Se fossimo nel 1630, i teatri avrebbero già riaperto a metà aprile, dopo la Pasqua. Invece siamo nel 2020, a metà maggio e, per quanto si parli di possibili riaperture in giugno, la verità è che per le sale al chiuso e la programmazione regolare i tempi saranno ben più lunghi. Non solo c’è da riorganizzare il pubblico (come e quanti spettatori fare accedere allo spettacolo), ma da ripensare radicalmente un’attività ideativa e produttiva basata sull’incontro vivo e in presenza dei creatori.
La fragilità del teatro
Il fermo dell’esercizio ha significato l’azzerarsi della vendita al pubblico, cioè una crisi improvvisa della liquidità (da qui la campagna #iononchiedoilrimborso). Per dare un’idea: l’Osservatorio culturale del Piemonte ha stimato che, tra il 24 febbraio e il 3 aprile, le perdite nette per lo spettacolo in quella regione ammontino a circa 5,2 milioni di euro. La crisi di liquidità e gli interrogativi sui tempi e i modi delle riaperture stanno intanto smantellando centinaia di nuove produzioni: i nuovi progetti sono stati rimandati, cancellati o mutati radicalmente di formato.

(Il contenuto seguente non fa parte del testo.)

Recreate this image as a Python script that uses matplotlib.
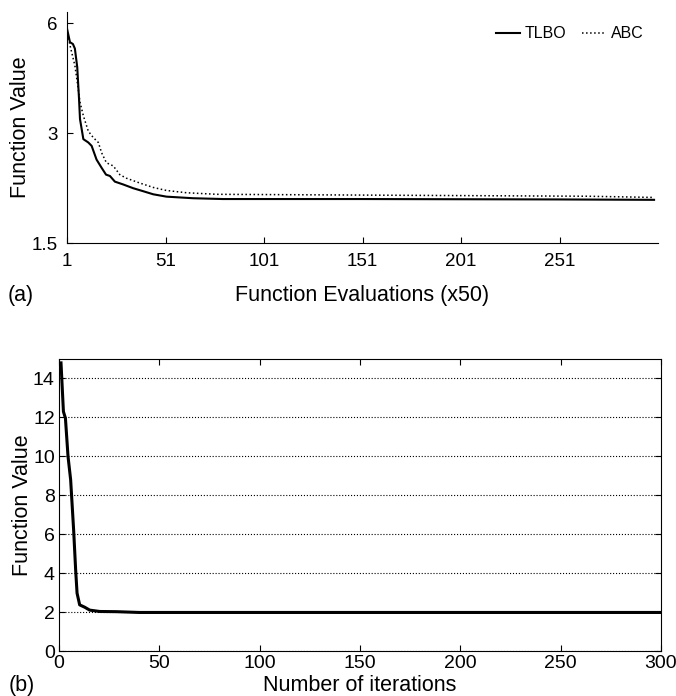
import numpy as np
import matplotlib
matplotlib.use("Agg")
from matplotlib import pyplot as plt
from matplotlib.ticker import FixedLocator, NullLocator

plt.rcParams['font.family'] = ['Liberation Sans', 'DejaVu Sans']

# (a) convergence, function evaluations (x50)
tlbo_x = [1, 2.5, 4, 5, 6.2, 7.1, 7.6, 9.3, 11.8, 13.5, 16, 18.6, 20.8, 22.8, 25.3,
          29.6, 34.6, 39.7, 44.8, 51.5, 65, 80, 150, 250, 299]
tlbo_y = [5.81, 5.33, 5.27, 5.12, 4.55, 3.73, 3.28, 2.89, 2.83, 2.77, 2.54, 2.41, 2.31,
          2.29, 2.21, 2.17, 2.12, 2.08, 2.04, 2.01, 1.99, 1.98, 1.98, 1.975, 1.97]
abc_x = [1, 2.5, 5, 6.7, 7.6, 9.3, 11.8, 14.3, 16.9, 18.6, 21, 24.5, 27.8, 31, 38,
         44.8, 51.5, 61.7, 77, 150, 266, 299]
abc_y = [5.75, 5.23, 4.6, 3.97, 3.65, 3.35, 3.04, 2.92, 2.83, 2.65, 2.49, 2.44, 2.31,
         2.26, 2.19, 2.13, 2.09, 2.06, 2.04, 2.03, 2.015, 2.0]
a_xticks = [1, 51, 101, 151, 201, 251]
a_yticks = [1.5, 3, 6]
a_yticklabels = ['1.5', '3', '6']

# (b) convergence vs iterations
it_x = [1, 2.2, 3.2, 4.5, 5.8, 7.3, 8.3, 9, 10.3, 12.8, 15.3, 20.3, 28.6, 40, 100, 200, 300]
it_y = [14.8, 12.3, 11.96, 9.99, 8.8, 6.2, 4.16, 2.97, 2.37, 2.25, 2.1, 2.03, 2.02,
        1.98, 1.98, 1.98, 1.98]
b_xticks = [0, 50, 100, 150, 200, 250, 300]
b_yticks = [0, 2, 4, 6, 8, 10, 12, 14]

fig = plt.figure(figsize=(6.76, 6.96), dpi=100)

ax1 = fig.add_axes([67/676, 1-243/696, 591/676, 231/696])
ax1.plot(tlbo_x, tlbo_y, color='black', lw=1.5, label='TLBO')
ax1.plot(abc_x, abc_y, color='black', lw=1.1, ls=':', label='ABC')
ax1.set_yscale('log')
ax1.set_ylim(1.5, 6.45)
ax1.set_xlim(1, 301)
ax1.yaxis.set_major_locator(FixedLocator(a_yticks))
ax1.yaxis.set_minor_locator(NullLocator())
ax1.set_yticklabels(a_yticklabels)
ax1.set_xticks(a_xticks)
ax1.spines['top'].set_visible(False)
ax1.spines['right'].set_visible(False)
ax1.tick_params(direction='in', length=4, labelsize=13.5, pad=7)
ax1.set_xlabel('Function Evaluations (x50)', fontsize=15.5, labelpad=11)
ax1.set_ylabel('Function Value', fontsize=15.5, labelpad=0)
ax1.legend(loc='upper right', ncol=2, frameon=False, fontsize=11.5, handlelength=1.5,
           handletextpad=0.3, columnspacing=1.0, bbox_to_anchor=(1.0, 1.0))
fig.text(8/676, 1-296/696, '(a)', fontsize=15.5, va='center', ha='left')

ax2 = fig.add_axes([59/676, 1-651/696, 602/676, 292/696])
ax2.plot(it_x, it_y, color='black', lw=2.2)
ax2.set_xlim(0, 300)
ax2.set_ylim(0, 15)
ax2.set_xticks(b_xticks)
ax2.set_yticks(b_yticks)
ax2.yaxis.grid(True, ls=':', color='black', lw=0.8)
ax2.tick_params(direction='in', length=4, labelsize=14, top=True, right=True, pad=3)
ax2.set_xlabel('Number of iterations', fontsize=15.5, labelpad=2)
ax2.set_ylabel('Function Value', fontsize=15.5, labelpad=0)
fig.text(9/676, 1-686/696, '(b)', fontsize=15.5, va='center', ha='left')

fig.savefig('out.png', dpi=100)
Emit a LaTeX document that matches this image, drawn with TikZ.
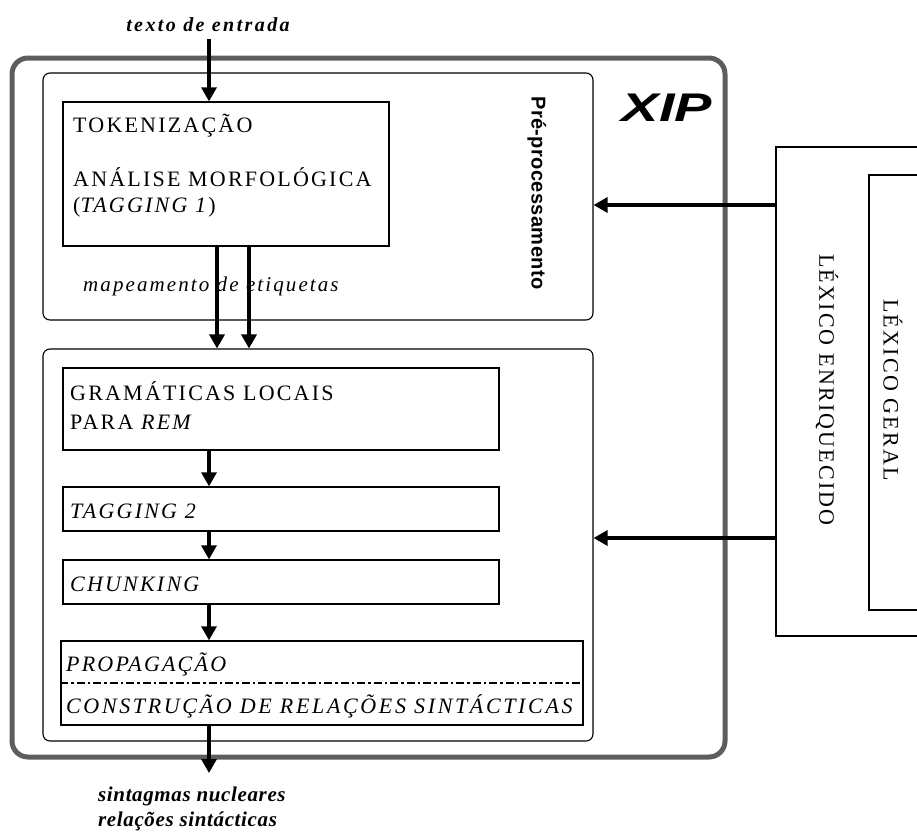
\documentclass[tikz,border=0pt]{standalone}
\usepackage{fontspec}
\setmainfont{Liberation Serif}
\newfontfamily\sansfam{Liberation Sans}
\newfontfamily\spaced[LetterSpace=10]{Liberation Serif}
\newfontfamily\spacedw[LetterSpace=12]{Liberation Serif}
\newfontfamily\lblfam[LetterSpace=12]{Liberation Serif}
\newfontfamily\outfam[LetterSpace=3]{Liberation Serif}
\newfontfamily\presans[LetterSpace=2]{Liberation Sans}
\usetikzlibrary{arrows.meta,calc}
\definecolor{xipgray}{HTML}{5A5F5A}
\tikzset{
  box/.style={draw, line width=1.3pt, inner sep=0pt},
  rbox/.style={draw, line width=1.1pt, rounded corners=7pt, inner sep=0pt},
  arr/.style={line width=3.2pt, -{Triangle[width=15pt,length=14pt]}},
  btxt/.style={anchor=west, inner sep=0pt, font=\fontsize{22}{24}\selectfont\spaced},
  lbl/.style={inner sep=0pt, font=\fontsize{20}{24}\selectfont\lblfam\bfseries\itshape}
}
\begin{document}
\begin{tikzpicture}[x=1pt,y=-1pt]
\useasboundingbox (0,0) rectangle (917,835);
% outer XIP box
\node[draw=xipgray, line width=5pt, rounded corners=16pt, minimum width=713pt, minimum height=699pt, inner sep=0pt] (xip) at (368.5,407.5) {};
\node[inner sep=0pt, font=\fontsize{40}{40}\selectfont\sansfam\bfseries\itshape] (xiplbl) at (667,108) {\scalebox{1.4}[1]{XIP}};
% pre-processing
\node[rbox, minimum width=550pt, minimum height=247pt] (pre) at (318,196.5) {};
\node[inner sep=0pt, rotate=-90, font=\fontsize{20}{20}\selectfont\presans\bfseries] (prelbl) at (537,193) {Pré-processamento};
\node[box, minimum width=326pt, minimum height=144pt] (tok) at (226,174) {};
\node[btxt] (t1) at (73,126) {TOKENIZAÇÃO};
\node[btxt] (t2) at (73,177) {ANÁLISE MORFOLÓGICA};
\node[btxt] (t3) at (73,207) {(\textit{TAGGING 1})};
\node[anchor=west, inner sep=0pt, font=\fontsize{21}{22}\selectfont\spaced\itshape] (map) at (83,286) {mapeamento de etiquetas};
% main processing
\node[rbox, minimum width=550pt, minimum height=392pt] (main) at (318,545) {};
\node[box, minimum width=436pt, minimum height=82pt] (gram) at (281,409) {};
\node[btxt] (g1) at (70,391) {GRAMÁTICAS LOCAIS};
\node[btxt] (g2) at (70,422) {PARA \textit{REM}};
\node[box, minimum width=436pt, minimum height=44pt] (tag) at (281,509) {};
\node[btxt] (tagt) at (70,511) {\textit{TAGGING 2}};
\node[box, minimum width=436pt, minimum height=44pt] (chunk) at (281,582) {};
\node[btxt] (chunkt) at (70,584) {\textit{CHUNKING}};
\node[box, minimum width=522pt, minimum height=84pt] (prop) at (322,683) {};
\node[btxt] (propt) at (66,664) {\textit{PROPAGAÇÃO}};
\node[btxt, font=\fontsize{22}{24}\selectfont\spacedw] (const) at (66,706) {\textit{CONSTRUÇÃO DE RELAÇÕES SINTÁCTICAS}};
\draw[line width=2.2pt, dash pattern=on 8pt off 3pt on 2.5pt off 3pt] (prop.west) -- (prop.east);
% lexicons
\node[box, minimum width=164pt, minimum height=489pt] (lexe) at (858,391.5) {};
\node[inner sep=0pt, rotate=-90, font=\fontsize{22}{22}\selectfont\spaced] (lexet) at (827,390) {LÉXICO ENRIQUECIDO};
\node[box, minimum width=71pt, minimum height=435pt] (lexg) at (904.5,392.5) {};
\node[inner sep=0pt, rotate=-90, font=\fontsize{22}{22}\selectfont\spaced] (lexgt) at (893,390) {LÉXICO GERAL};
% labels
\node[lbl] (in) at (208,25) {texto de entrada};
\node[anchor=west, inner sep=0pt, align=left, font=\fontsize{21}{25}\selectfont\outfam\bfseries\itshape] (out) at (98,809) {sintagmas nucleares\\relações sintácticas};
\coordinate (outend) at (209,773);
% arrows
\draw[arr] ([yshift=-7pt]in.south -| tok.north) ++(-17,0) -- ([xshift=-17pt]tok.north);
\draw[arr] ([xshift=-9pt]tok.south) -- ([xshift=-9pt]tok.south |- main.north);
\draw[arr] ([xshift=23pt]tok.south) -- ([xshift=23pt]tok.south |- main.north);
\draw[arr] ([xshift=-72pt]gram.south) -- ([xshift=-72pt]tag.north);
\draw[arr] ([xshift=-72pt]tag.south) -- ([xshift=-72pt]chunk.north);
\draw[arr] ([xshift=-72pt]chunk.south) -- ([xshift=-113pt]prop.north);
\draw[arr] ([xshift=-113pt]prop.south) -- (outend);
\draw[arr] (lexe.west |- 0,205) -- (pre.east |- 0,205);
\draw[arr] (lexe.west |- 0,538) -- (main.east |- 0,538);
\end{tikzpicture}
\end{document}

Lo spettacolo dal vivo è però già di per sé una filiera fragile. È caratterizzato da uno squilibrio economico strutturale: per la stragrande maggioranza delle imprese andare in scena vuol dire generare disavanzo. Il finanziamento pubblico che mitiga questo squilibrio in Italia è decisamente limitato: nel 2018 il Fondo Unico per lo Spettacolo1 ha avuto un’incidenza sul PIL dello 0,0196% (del resto, il budget del Ministero per i beni e le attività culturali e per il turismo si aggira attorno allo 0,4% del bilancio dello Stato). A questo si aggiunge un quadro giuridico dove i lavoratori, già stremati da forte concorrenza interna, elevata flessibilità e precarietà occupazionale, hanno pochissime tutele e rischiano, in percentuali significative, di essere invisibili al sistema di sostegni emergenziali varati in questi mesi.

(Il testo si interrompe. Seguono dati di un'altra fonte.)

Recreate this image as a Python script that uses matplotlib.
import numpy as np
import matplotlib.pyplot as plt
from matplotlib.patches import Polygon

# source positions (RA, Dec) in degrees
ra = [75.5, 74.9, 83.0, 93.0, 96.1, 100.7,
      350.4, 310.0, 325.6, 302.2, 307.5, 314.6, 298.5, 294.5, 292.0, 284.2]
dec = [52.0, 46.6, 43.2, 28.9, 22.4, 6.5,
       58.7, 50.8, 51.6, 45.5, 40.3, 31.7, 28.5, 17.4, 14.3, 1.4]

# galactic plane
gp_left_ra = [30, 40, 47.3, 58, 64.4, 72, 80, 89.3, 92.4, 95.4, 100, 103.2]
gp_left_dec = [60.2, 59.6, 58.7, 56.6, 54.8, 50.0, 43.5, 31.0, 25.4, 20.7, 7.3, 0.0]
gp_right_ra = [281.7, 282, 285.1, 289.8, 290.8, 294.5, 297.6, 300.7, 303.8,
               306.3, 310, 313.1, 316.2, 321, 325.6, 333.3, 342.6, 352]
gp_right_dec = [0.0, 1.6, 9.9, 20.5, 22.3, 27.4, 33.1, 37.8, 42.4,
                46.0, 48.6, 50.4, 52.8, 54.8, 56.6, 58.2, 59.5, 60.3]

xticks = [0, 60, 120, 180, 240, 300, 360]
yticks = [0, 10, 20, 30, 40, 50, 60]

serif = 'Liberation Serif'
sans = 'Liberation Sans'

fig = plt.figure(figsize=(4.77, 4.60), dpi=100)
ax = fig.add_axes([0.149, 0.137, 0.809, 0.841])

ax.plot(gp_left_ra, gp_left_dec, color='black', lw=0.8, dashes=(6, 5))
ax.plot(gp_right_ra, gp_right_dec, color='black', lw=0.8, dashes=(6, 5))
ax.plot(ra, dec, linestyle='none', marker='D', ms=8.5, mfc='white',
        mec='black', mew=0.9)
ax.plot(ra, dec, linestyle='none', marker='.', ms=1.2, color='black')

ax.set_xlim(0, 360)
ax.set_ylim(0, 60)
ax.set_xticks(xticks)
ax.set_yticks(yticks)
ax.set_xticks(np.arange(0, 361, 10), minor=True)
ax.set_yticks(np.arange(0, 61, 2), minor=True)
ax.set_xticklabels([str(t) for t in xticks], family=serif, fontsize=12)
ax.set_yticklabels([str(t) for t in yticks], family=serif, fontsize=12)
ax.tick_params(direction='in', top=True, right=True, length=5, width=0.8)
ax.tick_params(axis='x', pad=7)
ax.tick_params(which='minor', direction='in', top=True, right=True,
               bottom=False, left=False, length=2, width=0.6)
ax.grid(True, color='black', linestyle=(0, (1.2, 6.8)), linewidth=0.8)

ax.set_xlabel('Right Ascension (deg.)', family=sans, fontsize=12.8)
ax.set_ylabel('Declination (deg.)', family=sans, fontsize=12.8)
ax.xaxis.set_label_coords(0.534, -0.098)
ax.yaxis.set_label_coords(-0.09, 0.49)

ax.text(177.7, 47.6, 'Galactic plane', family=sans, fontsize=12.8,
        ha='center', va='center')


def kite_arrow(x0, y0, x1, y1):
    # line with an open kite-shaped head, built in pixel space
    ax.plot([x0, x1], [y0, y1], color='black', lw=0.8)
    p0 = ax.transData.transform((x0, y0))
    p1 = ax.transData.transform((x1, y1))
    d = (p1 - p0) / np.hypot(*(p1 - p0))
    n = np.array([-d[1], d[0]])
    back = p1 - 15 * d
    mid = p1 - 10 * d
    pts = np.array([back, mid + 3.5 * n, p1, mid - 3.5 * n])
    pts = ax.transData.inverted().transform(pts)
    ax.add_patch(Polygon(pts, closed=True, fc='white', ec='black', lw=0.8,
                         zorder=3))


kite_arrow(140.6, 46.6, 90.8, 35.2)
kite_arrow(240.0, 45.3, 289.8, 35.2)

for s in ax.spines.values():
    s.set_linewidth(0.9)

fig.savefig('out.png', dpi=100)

1Il FUS è la base finanziaria dell’intervento dello Stato per lo spettacolo dal vivo. Finanzia le fondazioni lirico-sinfoniche, il teatro di prosa in tutta la sua biodiversità (dalla performance contemporanea alle marionette), la musica (lirica ordinaria, concerti, orchestre, bande e cori, dal 2014 anche musica popolare contemporanea), il balletto e la danza, il circo e gli spettacoli viaggianti.
Oltre la crisi economica: il distanziamento fisico di un'arte che è incontro
Ma il punto più grave è che il Covid-19 ha intaccato il nocciolo di senso del teatro. Il teatro nasce nella prossimità non solo ideale, ma anche fisica fra le persone. La sua identità profonda è nel contatto, non nella connessione. Il teatro si e ci nutre della dimensione fisica e relazionale: ci costringe a uscire di casa, a stare in mezzo a sconosciuti, a trovarci anche a pochi centimetri da corpi che sudano e che, del loro sfiorarsi-allontanarsi-toccarsi, fanno un’arte, che è un’arte della vita, come scrisse Adolphe Appia. Sono certa che non mancherà ai teatranti italiani la creatività di pensare nuovi modi di essere in presenza nel tempo del distanziamento fisico. Ma sono anche certa che l’emergenza per il teatro terminerà solo quando finirà la paura sociale della pandemia.